I discussed this with someone on IRC a while ago. A shame I don't remember who it was.

It is not useful to have a new comment for every reroll.
Instead, if we would internally treat a patch as if it was a git pull request, our life becomes so much easier.

Work flow

  1. Person uploads a patch.
    drupal.org checks out the most recent commit from 8.x in "detached head", applies + commits the patch, creates a tag based on the issue nid and comment id and possibly the filename.
    If the patch does not apply a comment is posted immediately.
    Testbot runs tests on the tag.
    Test result shows up on the issue comment.
  2. Several new commits go into to 8.x.
  3. Automatic reroll time.
    drupal.org checks out the most recent commit from 8.x in "detached head", and merges the tag.
    If the merge fails and this would change the issue status, a comment will be posted.
    If the merge is successful, testbot runs tests on the tag.
    Test result shows up on the issue comment.
    If the test fails and this would change the issue status, testbot will post a new comment (same as now).

Issue comment display

Unlike now, the patch in the issue comment will have a field formatter which provides two download links:

  1. The original patch file.
  2. A download link to a dynamically generated patch file, where the tag is merged with the latest commit from 8.x - if applicable.
  3. (optionally, we could also provide the git tag for checkout somewhere)
donquixote’s picture

#7 could even be extended with some git bisect magic.
A cheap version of that would only bisect to identify the first commit to 8.x where a merge failed.
A more expensive version would bisect to find the first commit to 8.x where the test fails. This would be quite expensive on the testbot so we should only do this some day in the future.

donquixote’s picture

Another question is whether we have one big repository where we create all the tags for patches in issue comments, or if we should rather have e.g. one repository per issue. So locally you no longer need to download patches. Instead, you can clone the issue repository and merge a tag representing a patch.

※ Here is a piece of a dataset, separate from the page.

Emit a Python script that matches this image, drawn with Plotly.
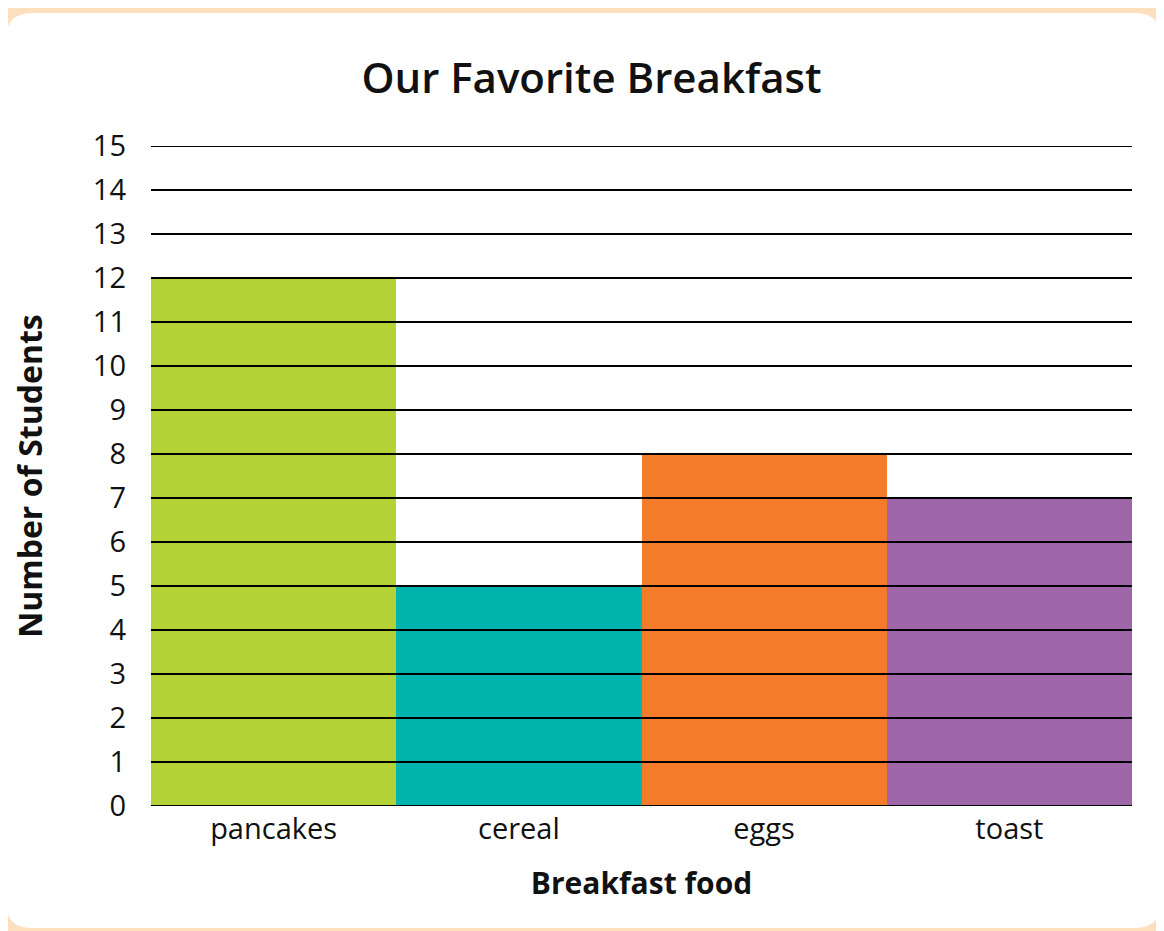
import plotly.graph_objects as go

categories = ["pancakes", "cereal", "eggs", "toast"]
students = [12, 5, 8, 7]
bar_colors = ["#b2d235", "#00b3ad", "#f47b2a", "#9e66a9"]
y_ticks = list(range(0, 16))

W, H = 1164, 931
OFF = 8  # page body margin
L, R, T, B = 151 - OFF, 32 + OFF, 146 - OFF, 125 + OFF
pw, ph = W - L - R, H - T - B

def px(x):
    return (x - OFF - L) / pw

def py(y):
    return (H - B - (y - OFF)) / ph

fig = go.Figure()
fig.add_trace(go.Bar(x=categories, y=students, marker=dict(color=bar_colors, line=dict(width=0)),
                     width=1.0, hoverinfo="x+y"))

shapes = []
x0, y0, x1, y1, r = 6, 13, 1161, 928, 26
path = (f"M {px(x0+r)},{py(y0)} L {px(x1-r)},{py(y0)} "
        f"Q {px(x1)},{py(y0)} {px(x1)},{py(y0+r)} L {px(x1)},{py(y1-r)} "
        f"Q {px(x1)},{py(y1)} {px(x1-r)},{py(y1)} L {px(x0+r)},{py(y1)} "
        f"Q {px(x0)},{py(y1)} {px(x0)},{py(y1-r)} L {px(x0)},{py(y0+r)} "
        f"Q {px(x0)},{py(y0)} {px(x0+r)},{py(y0)} Z")
shapes.append(dict(type="path", xref="paper", yref="paper", path=path,
                   fillcolor="white", line=dict(width=0), layer="below"))
for v in y_ticks:
    shapes.append(dict(type="line", xref="paper", yref="y", x0=0, x1=1, y0=v, y1=v,
                       line=dict(color="black", width=2), layer="above"))

FONT = "Open Sans, sans-serif"
fig.update_layout(
    width=W, height=H,
    margin=dict(l=L, r=R, t=T, b=B),
    paper_bgcolor="#fcdfbc",
    plot_bgcolor="rgba(0,0,0,0)",
    shapes=shapes,
    bargap=0,
    showlegend=False,
    font=dict(family=FONT, color="#111111"),
    title=dict(text="Our Favorite Breakfast", xref="container", x=(591.5 - OFF) / W, xanchor="center",
               y=1 - (78 - OFF) / H, yanchor="middle",
               font=dict(size=42, family=FONT, color="#111111", weight=600)),
    xaxis=dict(showgrid=False, zeroline=False, showline=False, ticks="",
               tickfont=dict(size=29), ticklabelstandoff=3,
               title=dict(text="Breakfast food", font=dict(size=30, weight="bold"), standoff=26)),
    yaxis=dict(range=[0, 15], tickvals=y_ticks, showgrid=False, zeroline=False, showline=False,
               ticks="", tickfont=dict(size=29), ticklabelstandoff=24,
               title=dict(text="Number of Students", font=dict(size=32, weight="bold"), standoff=46)),
)

fig.write_html("out.html")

git clone http://git.drupal.org/project-issue/drupal/issue-2252787.git
cd drupal
git fetch origin
git checkout 8.x
# create a local development branch, starting from 8.x
git checkout -b localdev
# show all tags, each representing a patch (or a release tag)
git tag
# merge a specific tag from a patch in issue comment #2252787-9
git merge 2252787-9-playing-with-bisect
isntall’s picture

Project: Drupal.org Testbots » DrupalCI: Drupal.org Integration (Modernizing Testbot Initiative)
catch’s picture

drumm’s picture

Status: Active » Closed (won't fix)

Now that we have merge requests, GitLab keeps track of whether they are mergeable. We should not be building any bespoke tooling around patches.